**Exercise prompt**: Return the material exactly, first line through the line containing "(trapb) at (459,62);", and nothing more. Pictures stay out.

**Information supplied**:
___
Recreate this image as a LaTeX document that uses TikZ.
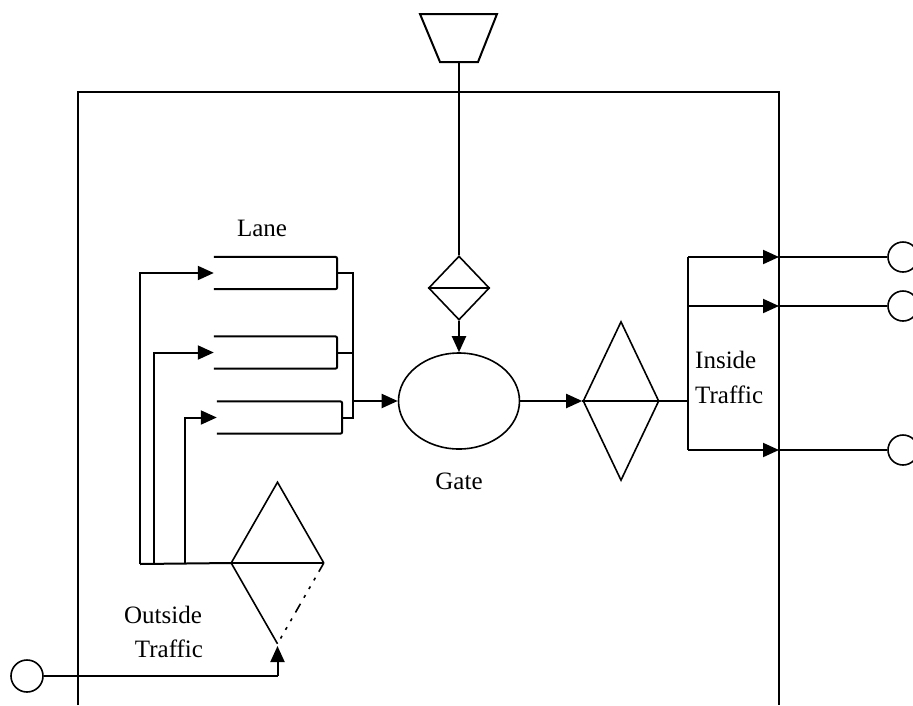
\documentclass[tikz,border=0pt]{standalone}
\usepackage{fontspec}
\setmainfont{Liberation Serif}
\usetikzlibrary{shapes.geometric,arrows.meta}
\begin{document}
\begin{tikzpicture}[x=1pt,y=-1pt,
  ln/.style={line width=2pt},
  arr/.style={ln,-{Triangle[length=16pt,width=14pt]}},
  lbl/.style={font=\fontsize{25}{30}\selectfont, inner sep=0pt},
  lanebox/.style={rectangle,draw=none,inner sep=0pt,minimum height=32pt},
  dia/.style={diamond,draw,line width=1.6pt,inner sep=0pt},
  port/.style={circle,draw,line width=1.6pt,inner sep=0pt,minimum size=30pt}]
\useasboundingbox (0,0) rectangle (913,705);

% system boundary
\coordinate (bl) at (78,705);
\coordinate (tl) at (78,92);
\coordinate (tr) at (779,92);
\coordinate (br) at (779,705);
\draw[ln] (bl)--(tl)--(tr)--(br);

% source trapezoid
\draw[ln] (420,14)--(497,14)--(478,62)--(440,62)--cycle;
\coordinate (trapb) at (459,62);

% small diamond above gate
\node[dia,minimum width=61pt,minimum height=64pt] (sd) at (459,288) {};
\draw[ln] (sd.west)--(sd.east);
\draw[ln] (trapb)--(sd.north);

% gate
\node[ellipse,draw,line width=1.6pt,minimum width=121pt,minimum height=96pt] (gate) at (459,401) {};
\node[lbl] (gatel) at (459,481) {Gate};
\draw[arr] (sd.south)--(gate.north);

% lanes
\node[lanebox,minimum width=123pt] (l1) at (275.5,273) {};
\node[lanebox,minimum width=123pt] (l2) at (275.5,352.5) {};
\node[lanebox,minimum width=125pt] (l3) at (279.5,417.5) {};
\foreach \l in {l1,l2,l3}
  \draw[ln,rounded corners=2pt] (\l.north west)--(\l.north east)--(\l.south east)--(\l.south west);
\node[lbl] (lanel) at (262,228) {Lane};

\coordinate (j1) at (353,273);
\coordinate (j3) at (353,417.5);
\coordinate (jg) at (353,401);
\draw[ln] (l1.east)--(j1)--(j3)--(l3.east);
\draw[ln] (l2.east)--(l2.east -| j1);
\draw[arr] (jg)--(gate.west);

% outside traffic diamond
\node[dia,draw=none,minimum width=91pt,minimum height=160pt] (od) at (277.5,563) {};
\draw[line width=1.6pt] (od.east)--(od.north)--(od.west)--(od.south);
\draw[line width=1.6pt,dash pattern=on 10pt off 7pt on 3pt off 7pt on 3pt off 7pt on 3pt off 7pt] (od.east)--(od.south);
\draw[ln] (od.west)--(od.east);

% feeders to lanes
\coordinate (f1) at (140,564);
\coordinate (f2) at (154,564);
\coordinate (f3) at (185,564);
\draw[ln] (f1)--(od.west);
\draw[arr] (f1)--(f1 |- l1.west)--(l1.west);
\draw[arr] (f2)--(f2 |- l2.west)--(l2.west);
\draw[arr] (f3)--(f3 |- l3.west)--(l3.west);

% outside source
\node[port,minimum size=32pt] (c0) at (27,676) {};
\coordinate (ob) at (277.5,676);
\coordinate (obt) at (277.5,646);
\draw[ln] (c0.east)--(ob);
\draw[arr] (ob)--(obt);
\node[lbl,align=center] (outl) at (163,632) {Outside\\[4pt]\hspace*{12pt}Traffic};

% inside traffic diamond
\node[dia,minimum width=76pt,minimum height=159pt] (rd) at (621,401) {};
\draw[ln] (rd.west)--(rd.east);
\draw[arr] (gate.east)--(rd.west);

% inside traffic bracket
\coordinate (b1) at (688,257);
\coordinate (b2) at (688,306);
\coordinate (b3) at (688,450);
\coordinate (bm) at (688,401);
\draw[ln] (rd.east)--(bm);
\draw[ln] (b1)--(b3);
\node[lbl,align=left,anchor=west] (inl) at (695,377) {Inside\\[5pt]Traffic};

\node[port] (c1) at (903,257) {};
\node[port] (c2) at (903,306) {};
\node[port] (c3) at (903,450) {};
\coordinate (e1) at (779,257);
\coordinate (e2) at (779,306);
\coordinate (e3) at (779,450);
\draw[arr] (b1)--(e1);
\draw[arr] (b2)--(e2);
\draw[arr] (b3)--(e3);
\draw[ln] (e1)--(c1.west);
\draw[ln] (e2)--(c2.west);
\draw[ln] (e3)--(c3.west);
\end{tikzpicture}
\end{document}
___
**Result below**:
Recreate this image as a LaTeX document that uses TikZ.
\documentclass[tikz,border=0pt]{standalone}
\usepackage{fontspec}
\setmainfont{Liberation Serif}
\usetikzlibrary{shapes.geometric,arrows.meta}
\begin{document}
\begin{tikzpicture}[x=1pt,y=-1pt,
  ln/.style={line width=2pt},
  arr/.style={ln,-{Triangle[length=16pt,width=14pt]}},
  lbl/.style={font=\fontsize{25}{30}\selectfont, inner sep=0pt},
  lanebox/.style={rectangle,draw=none,inner sep=0pt,minimum height=32pt},
  dia/.style={diamond,draw,line width=1.6pt,inner sep=0pt},
  port/.style={circle,draw,line width=1.6pt,inner sep=0pt,minimum size=30pt}]
\useasboundingbox (0,0) rectangle (913,705);

% system boundary
\coordinate (bl) at (78,705);
\coordinate (tl) at (78,92);
\coordinate (tr) at (779,92);
\coordinate (br) at (779,705);
\draw[ln] (bl)--(tl)--(tr)--(br);

% source trapezoid
\draw[ln] (420,14)--(497,14)--(478,62)--(440,62)--cycle;
\coordinate (trapb) at (459,62);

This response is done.